I have month end data for about 75 variables (numeric and category factor, but mostly numeric) for the last 5 years. I have a dependent variable that I’d like to understand the key drivers for, and be able to predict the probability of with new data. Typically I would use a random forest or LASSO regression, and I’m struggling given the data’s time series nature. I understand random forest, and most normal regression models assume independent observations, but I have month end sequential data points.
So what should I do? Should I just ignore the time series nature and run the models as-is? I know there’s models for everything, but I’m not familiar with another strong option to tackle this problem.
You should never ignore the time-series nature.

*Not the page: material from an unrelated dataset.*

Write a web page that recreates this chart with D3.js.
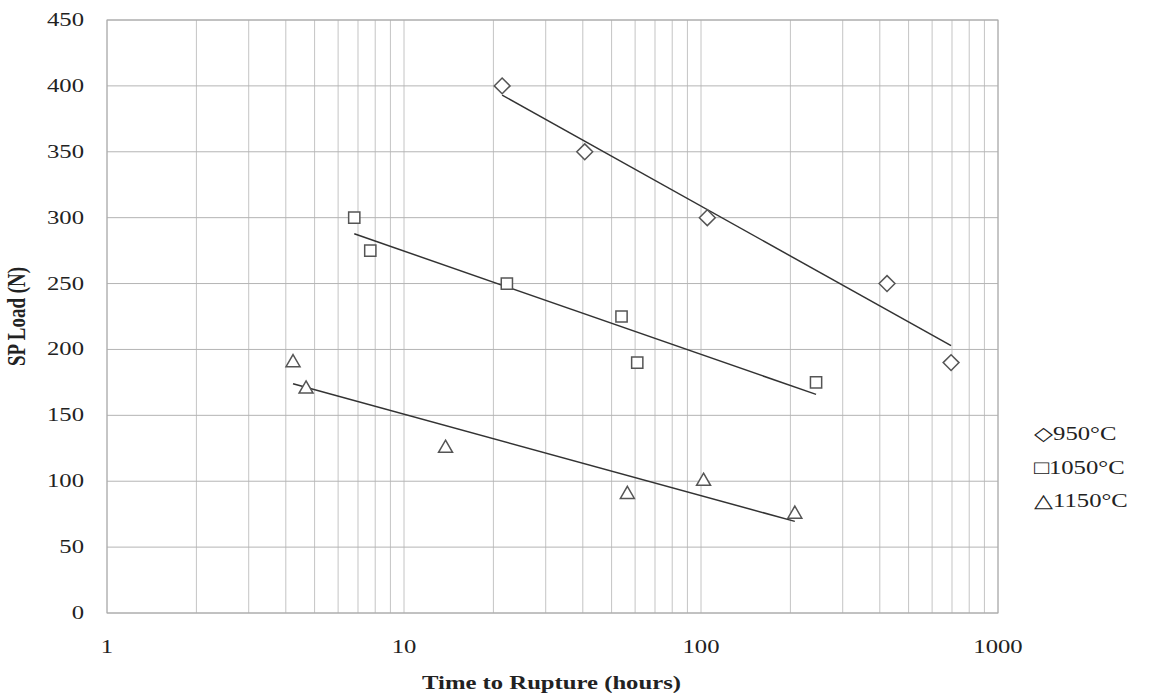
<!DOCTYPE html>
<html>
<head>
<meta charset="utf-8">
<script src="https://cdn.jsdelivr.net/npm/d3@7"></script>
<style>
  body { margin: 0; background: #fff; }
  text { font-family: "Liberation Serif", "Times New Roman", serif; fill: #222; }
</style>
</head>
<body>
<div id="chart"></div>
<script>
// data
const seriesNames = ["950°C", "1050°C", "1150°C"];
const legendGlyphs = ["\u25C7", "\u25A1", "\u25B3"];
const hours950 = [21.4, 40.6, 105, 423, 695];
const load950 = [400, 350, 300, 250, 190];
const hours1050 = [6.8, 7.7, 22.2, 54, 61, 244];
const load1050 = [300, 275, 250, 225, 190, 175];
const hours1150 = [4.23, 4.68, 13.8, 56.5, 102, 207];
const load1150 = [190, 170, 125, 90, 100, 75];
const yTicks = [0, 50, 100, 150, 200, 250, 300, 350, 400, 450];
const xTickLabels = [1, 10, 100, 1000];

const series = [
    {name: seriesNames[0], x: hours950, y: load950, shape: d3.symbolDiamond2},
    {name: seriesNames[1], x: hours1050, y: load1050, shape: d3.symbolSquare2},
    {name: seriesNames[2], x: hours1150, y: load1150, shape: d3.symbolTriangle2}
];

const width = 1154, height = 696;
const margin = {top: 20, right: 156, bottom: 83, left: 107};
const stretch = 1.3; // the source picture is wider than tall, text looks squashed sideways

const svg = d3.select('#chart').append('svg')
    .attr('width', width)
    .attr('height', height);

const x = d3.scaleLog().domain([1, 1000]).range([margin.left, width - margin.right]);
const y = d3.scaleLinear().domain([0, 450]).range([height - margin.bottom, margin.top]);

// text helper: place at (px, py) and stretch horizontally
function addText(g, px, py, str, anchor) {
    return g.append('text')
        .attr('transform', `translate(${px}, ${py}) scale(${stretch}, 1)`)
        .attr('text-anchor', anchor || 'start')
        .style('font-size', '19px')
        .text(str);
}

// vertical grid (log minor lines)
svg.append('g').selectAll('line')
    .data(x.ticks())
    .enter().append('line')
    .attr('x1', d => x(d)).attr('x2', d => x(d))
    .attr('y1', y(0)).attr('y2', y(450))
    .attr('stroke', '#c4c4c4')
    .attr('stroke-width', 1);

// horizontal grid
svg.append('g').selectAll('line')
    .data(yTicks)
    .enter().append('line')
    .attr('x1', x(1)).attr('x2', x(1000))
    .attr('y1', d => y(d)).attr('y2', d => y(d))
    .attr('stroke', '#b4b4b4')
    .attr('stroke-width', 1);

// plot frame
svg.append('rect')
    .attr('x', x(1)).attr('y', y(450))
    .attr('width', x(1000) - x(1)).attr('height', y(0) - y(450))
    .attr('fill', 'none')
    .attr('stroke', '#aaa');

// tick labels
const yLab = svg.append('g');
yTicks.forEach(d => addText(yLab, 84, y(d) + 6, d, 'end'));

const xLab = svg.append('g');
xTickLabels.forEach(d => addText(xLab, x(d), 653, d, 'middle'));

// axis titles
addText(svg, x(Math.sqrt(1000)) - 1, 689, 'Time to Rupture (hours)', 'middle')
    .style('font-weight', 'bold');

svg.append('text')
    .attr('transform', `translate(25, ${y(225)}) scale(${stretch}, 1) rotate(-90)`)
    .attr('text-anchor', 'middle')
    .style('font-size', '19px')
    .style('font-weight', 'bold')
    .text('SP Load (N)');

// logarithmic trend lines (least squares on ln x)
series.forEach(s => {
    const lx = s.x.map(Math.log);
    const mx = d3.mean(lx), my = d3.mean(s.y);
    const sxy = d3.sum(lx, (v, i) => (v - mx) * (s.y[i] - my));
    const sxx = d3.sum(lx, v => (v - mx) * (v - mx));
    const slope = sxy / sxx, icpt = my - slope * mx;
    const ends = d3.extent(s.x);
    svg.append('line')
        .attr('x1', x(ends[0])).attr('y1', y(slope * Math.log(ends[0]) + icpt))
        .attr('x2', x(ends[1])).attr('y2', y(slope * Math.log(ends[1]) + icpt))
        .attr('stroke', '#333')
        .attr('stroke-width', 1.5);
});

// markers
series.forEach(s => {
    svg.append('g').selectAll('path')
        .data(s.x.map((v, i) => [v, s.y[i]]))
        .enter().append('path')
        .attr('transform', d => `translate(${x(d[0])}, ${y(d[1])})`)
        .attr('d', d3.symbol().type(s.shape).size(s.shape === d3.symbolTriangle2 ? 140 : 160))
        .attr('fill', '#fff')
        .attr('stroke', '#555')
        .attr('stroke-width', 1.5);
});

// legend
const legend = svg.append('g');
seriesNames.forEach((n, i) => {
    addText(legend, 1034, 440 + i * 33.5, legendGlyphs[i] + n);
});
</script>
</body>
</html>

You could keep using the same methods but after including lagged and seasonal-lagged features (of both DV and IVs) to your data.
This is where I’m struggling, because this suggests I essentially at least double the size of the data set by creating lags for each variable. Feels off, you know?
I believe you may map the noise in your variables using a bagging or boosting model (random forest or xgboost) first, and then attempt choosing the final model once you have more dependable features.
One approach would be to conduct an experiment with N variables, dropping the noisier ones first and arranging them in a random order. Perhaps try dropping some more and creating lags for some of the surviving ones.
Next, try to find the best possible final model using the features that are left.
In order to try and get a feeling of which variables make the most sense initially, I would also attempt to look at them qualitatively, taking into consideration the eventual use case and the quality of the data (nulls, outliers, distributions, etc.) prior to all of this.
As others have already mentioned, exercise extreme caution while performing cross-validation to avoid contaminating the test dataset and watch out for time series leaks.
Yes, you would be more than doubling, but if it is a time-series data where you suspect autocorrelation and lagged dependencies, so without taking these properties into consideration, you’d be making false conclusions from these methods you mentioned.
If size is an issue, you can use your judgement to select which variables should have lagged features and how many lagged steps. Also in some instances, just encoding temporal features may suffice.
You can still use those tools for variable selection, but maybe you want to try to model the response as a multivariate autoregressive time series with exogenous variables.